STATED TASK: Output the data below in full, byte for byte. Nothing may differ.

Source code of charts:
'''

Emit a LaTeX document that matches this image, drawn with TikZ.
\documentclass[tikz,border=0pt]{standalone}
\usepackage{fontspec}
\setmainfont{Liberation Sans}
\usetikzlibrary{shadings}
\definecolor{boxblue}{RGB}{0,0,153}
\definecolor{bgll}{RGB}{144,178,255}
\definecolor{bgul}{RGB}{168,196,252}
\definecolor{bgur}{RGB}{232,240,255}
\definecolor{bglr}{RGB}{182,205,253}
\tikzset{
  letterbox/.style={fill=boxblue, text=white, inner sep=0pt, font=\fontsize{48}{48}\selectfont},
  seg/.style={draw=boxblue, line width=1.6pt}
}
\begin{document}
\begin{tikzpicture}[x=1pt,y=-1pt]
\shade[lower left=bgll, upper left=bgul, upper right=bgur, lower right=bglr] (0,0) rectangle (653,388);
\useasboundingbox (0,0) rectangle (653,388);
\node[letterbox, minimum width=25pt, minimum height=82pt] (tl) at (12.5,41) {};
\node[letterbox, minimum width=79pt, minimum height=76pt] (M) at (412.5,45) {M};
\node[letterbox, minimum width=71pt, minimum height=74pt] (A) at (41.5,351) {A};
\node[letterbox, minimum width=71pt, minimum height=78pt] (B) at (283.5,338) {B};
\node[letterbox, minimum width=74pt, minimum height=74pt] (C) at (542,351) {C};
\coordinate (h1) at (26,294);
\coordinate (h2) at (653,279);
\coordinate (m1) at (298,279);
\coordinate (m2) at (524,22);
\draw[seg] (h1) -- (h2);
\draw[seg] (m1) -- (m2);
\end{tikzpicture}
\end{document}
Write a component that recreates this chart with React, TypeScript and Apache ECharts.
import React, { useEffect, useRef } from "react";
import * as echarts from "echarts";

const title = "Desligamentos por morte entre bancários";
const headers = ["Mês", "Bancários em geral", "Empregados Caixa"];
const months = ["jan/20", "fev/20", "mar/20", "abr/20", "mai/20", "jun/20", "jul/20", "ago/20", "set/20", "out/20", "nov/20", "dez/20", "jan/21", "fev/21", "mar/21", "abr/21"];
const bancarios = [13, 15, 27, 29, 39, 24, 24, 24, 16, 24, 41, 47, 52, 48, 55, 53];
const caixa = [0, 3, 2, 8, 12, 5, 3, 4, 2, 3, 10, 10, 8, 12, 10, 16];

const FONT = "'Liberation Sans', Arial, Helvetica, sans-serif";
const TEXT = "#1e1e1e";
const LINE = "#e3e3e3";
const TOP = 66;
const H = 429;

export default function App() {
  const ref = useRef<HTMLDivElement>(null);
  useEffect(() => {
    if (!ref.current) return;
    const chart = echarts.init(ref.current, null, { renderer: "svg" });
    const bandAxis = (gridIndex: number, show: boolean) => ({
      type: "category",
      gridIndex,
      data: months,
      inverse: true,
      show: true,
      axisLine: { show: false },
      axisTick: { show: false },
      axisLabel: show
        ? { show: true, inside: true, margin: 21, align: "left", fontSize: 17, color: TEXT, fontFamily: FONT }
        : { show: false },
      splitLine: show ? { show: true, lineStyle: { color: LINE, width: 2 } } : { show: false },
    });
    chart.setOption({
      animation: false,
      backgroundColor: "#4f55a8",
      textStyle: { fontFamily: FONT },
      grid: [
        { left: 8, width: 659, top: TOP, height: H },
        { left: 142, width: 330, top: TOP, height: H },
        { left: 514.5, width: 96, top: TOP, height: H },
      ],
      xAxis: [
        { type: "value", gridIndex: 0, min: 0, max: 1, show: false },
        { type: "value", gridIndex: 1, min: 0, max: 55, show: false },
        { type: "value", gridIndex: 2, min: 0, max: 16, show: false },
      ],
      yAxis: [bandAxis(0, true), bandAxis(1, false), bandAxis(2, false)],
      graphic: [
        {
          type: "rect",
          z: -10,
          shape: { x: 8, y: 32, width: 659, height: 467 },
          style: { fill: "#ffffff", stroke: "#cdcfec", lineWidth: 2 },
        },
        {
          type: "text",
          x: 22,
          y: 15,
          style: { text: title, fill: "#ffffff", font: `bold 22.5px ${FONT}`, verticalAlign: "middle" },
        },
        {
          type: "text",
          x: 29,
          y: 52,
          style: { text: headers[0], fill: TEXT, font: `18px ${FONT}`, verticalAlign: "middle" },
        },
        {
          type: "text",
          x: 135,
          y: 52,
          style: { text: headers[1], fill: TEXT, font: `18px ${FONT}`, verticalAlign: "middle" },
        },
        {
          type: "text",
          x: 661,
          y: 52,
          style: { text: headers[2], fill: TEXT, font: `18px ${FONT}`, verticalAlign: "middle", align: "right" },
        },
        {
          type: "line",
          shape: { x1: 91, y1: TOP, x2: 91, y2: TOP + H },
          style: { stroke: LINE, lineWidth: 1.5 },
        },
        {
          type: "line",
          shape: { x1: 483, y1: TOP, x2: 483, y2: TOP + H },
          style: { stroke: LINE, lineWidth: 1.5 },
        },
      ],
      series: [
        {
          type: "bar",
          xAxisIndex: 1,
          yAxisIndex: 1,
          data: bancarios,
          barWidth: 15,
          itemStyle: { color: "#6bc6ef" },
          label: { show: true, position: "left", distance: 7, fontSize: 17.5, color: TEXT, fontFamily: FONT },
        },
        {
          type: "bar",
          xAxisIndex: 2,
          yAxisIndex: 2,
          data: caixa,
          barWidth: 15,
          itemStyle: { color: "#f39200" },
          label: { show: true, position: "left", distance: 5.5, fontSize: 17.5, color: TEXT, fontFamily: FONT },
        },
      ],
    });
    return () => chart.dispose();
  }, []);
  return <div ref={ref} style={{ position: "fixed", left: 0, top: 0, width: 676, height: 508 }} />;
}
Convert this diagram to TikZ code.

'''

WRITTEN REPLY:
Emit a LaTeX document that matches this image, drawn with TikZ.
\documentclass[tikz,border=0pt]{standalone}
\usepackage{fontspec}
\setmainfont{Liberation Sans}
\usetikzlibrary{shadings}
\definecolor{boxblue}{RGB}{0,0,153}
\definecolor{bgll}{RGB}{144,178,255}
\definecolor{bgul}{RGB}{168,196,252}
\definecolor{bgur}{RGB}{232,240,255}
\definecolor{bglr}{RGB}{182,205,253}
\tikzset{
  letterbox/.style={fill=boxblue, text=white, inner sep=0pt, font=\fontsize{48}{48}\selectfont},
  seg/.style={draw=boxblue, line width=1.6pt}
}
\begin{document}
\begin{tikzpicture}[x=1pt,y=-1pt]
\shade[lower left=bgll, upper left=bgul, upper right=bgur, lower right=bglr] (0,0) rectangle (653,388);
\useasboundingbox (0,0) rectangle (653,388);
\node[letterbox, minimum width=25pt, minimum height=82pt] (tl) at (12.5,41) {};
\node[letterbox, minimum width=79pt, minimum height=76pt] (M) at (412.5,45) {M};
\node[letterbox, minimum width=71pt, minimum height=74pt] (A) at (41.5,351) {A};
\node[letterbox, minimum width=71pt, minimum height=78pt] (B) at (283.5,338) {B};
\node[letterbox, minimum width=74pt, minimum height=74pt] (C) at (542,351) {C};
\coordinate (h1) at (26,294);
\coordinate (h2) at (653,279);
\coordinate (m1) at (298,279);
\coordinate (m2) at (524,22);
\draw[seg] (h1) -- (h2);
\draw[seg] (m1) -- (m2);
\end{tikzpicture}
\end{document}
Write a component that recreates this chart with React, TypeScript and Apache ECharts.
import React, { useEffect, useRef } from "react";
import * as echarts from "echarts";

const title = "Desligamentos por morte entre bancários";
const headers = ["Mês", "Bancários em geral", "Empregados Caixa"];
const months = ["jan/20", "fev/20", "mar/20", "abr/20", "mai/20", "jun/20", "jul/20", "ago/20", "set/20", "out/20", "nov/20", "dez/20", "jan/21", "fev/21", "mar/21", "abr/21"];
const bancarios = [13, 15, 27, 29, 39, 24, 24, 24, 16, 24, 41, 47, 52, 48, 55, 53];
const caixa = [0, 3, 2, 8, 12, 5, 3, 4, 2, 3, 10, 10, 8, 12, 10, 16];

const FONT = "'Liberation Sans', Arial, Helvetica, sans-serif";
const TEXT = "#1e1e1e";
const LINE = "#e3e3e3";
const TOP = 66;
const H = 429;

export default function App() {
  const ref = useRef<HTMLDivElement>(null);
  useEffect(() => {
    if (!ref.current) return;
    const chart = echarts.init(ref.current, null, { renderer: "svg" });
    const bandAxis = (gridIndex: number, show: boolean) => ({
      type: "category",
      gridIndex,
      data: months,
      inverse: true,
      show: true,
      axisLine: { show: false },
      axisTick: { show: false },
      axisLabel: show
        ? { show: true, inside: true, margin: 21, align: "left", fontSize: 17, color: TEXT, fontFamily: FONT }
        : { show: false },
      splitLine: show ? { show: true, lineStyle: { color: LINE, width: 2 } } : { show: false },
    });
    chart.setOption({
      animation: false,
      backgroundColor: "#4f55a8",
      textStyle: { fontFamily: FONT },
      grid: [
        { left: 8, width: 659, top: TOP, height: H },
        { left: 142, width: 330, top: TOP, height: H },
        { left: 514.5, width: 96, top: TOP, height: H },
      ],
      xAxis: [
        { type: "value", gridIndex: 0, min: 0, max: 1, show: false },
        { type: "value", gridIndex: 1, min: 0, max: 55, show: false },
        { type: "value", gridIndex: 2, min: 0, max: 16, show: false },
      ],
      yAxis: [bandAxis(0, true), bandAxis(1, false), bandAxis(2, false)],
      graphic: [
        {
          type: "rect",
          z: -10,
          shape: { x: 8, y: 32, width: 659, height: 467 },
          style: { fill: "#ffffff", stroke: "#cdcfec", lineWidth: 2 },
        },
        {
          type: "text",
          x: 22,
          y: 15,
          style: { text: title, fill: "#ffffff", font: `bold 22.5px ${FONT}`, verticalAlign: "middle" },
        },
        {
          type: "text",
          x: 29,
          y: 52,
          style: { text: headers[0], fill: TEXT, font: `18px ${FONT}`, verticalAlign: "middle" },
        },
        {
          type: "text",
          x: 135,
          y: 52,
          style: { text: headers[1], fill: TEXT, font: `18px ${FONT}`, verticalAlign: "middle" },
        },
        {
          type: "text",
          x: 661,
          y: 52,
          style: { text: headers[2], fill: TEXT, font: `18px ${FONT}`, verticalAlign: "middle", align: "right" },
        },
        {
          type: "line",
          shape: { x1: 91, y1: TOP, x2: 91, y2: TOP + H },
          style: { stroke: LINE, lineWidth: 1.5 },
        },
        {
          type: "line",
          shape: { x1: 483, y1: TOP, x2: 483, y2: TOP + H },
          style: { stroke: LINE, lineWidth: 1.5 },
        },
      ],
      series: [
        {
          type: "bar",
          xAxisIndex: 1,
          yAxisIndex: 1,
          data: bancarios,
          barWidth: 15,
          itemStyle: { color: "#6bc6ef" },
          label: { show: true, position: "left", distance: 7, fontSize: 17.5, color: TEXT, fontFamily: FONT },
        },
        {
          type: "bar",
          xAxisIndex: 2,
          yAxisIndex: 2,
          data: caixa,
          barWidth: 15,
          itemStyle: { color: "#f39200" },
          label: { show: true, position: "left", distance: 5.5, fontSize: 17.5, color: TEXT, fontFamily: FONT },
        },
      ],
    });
    return () => chart.dispose();
  }, []);
  return <div ref={ref} style={{ position: "fixed", left: 0, top: 0, width: 676, height: 508 }} />;
}
Convert this diagram to TikZ code.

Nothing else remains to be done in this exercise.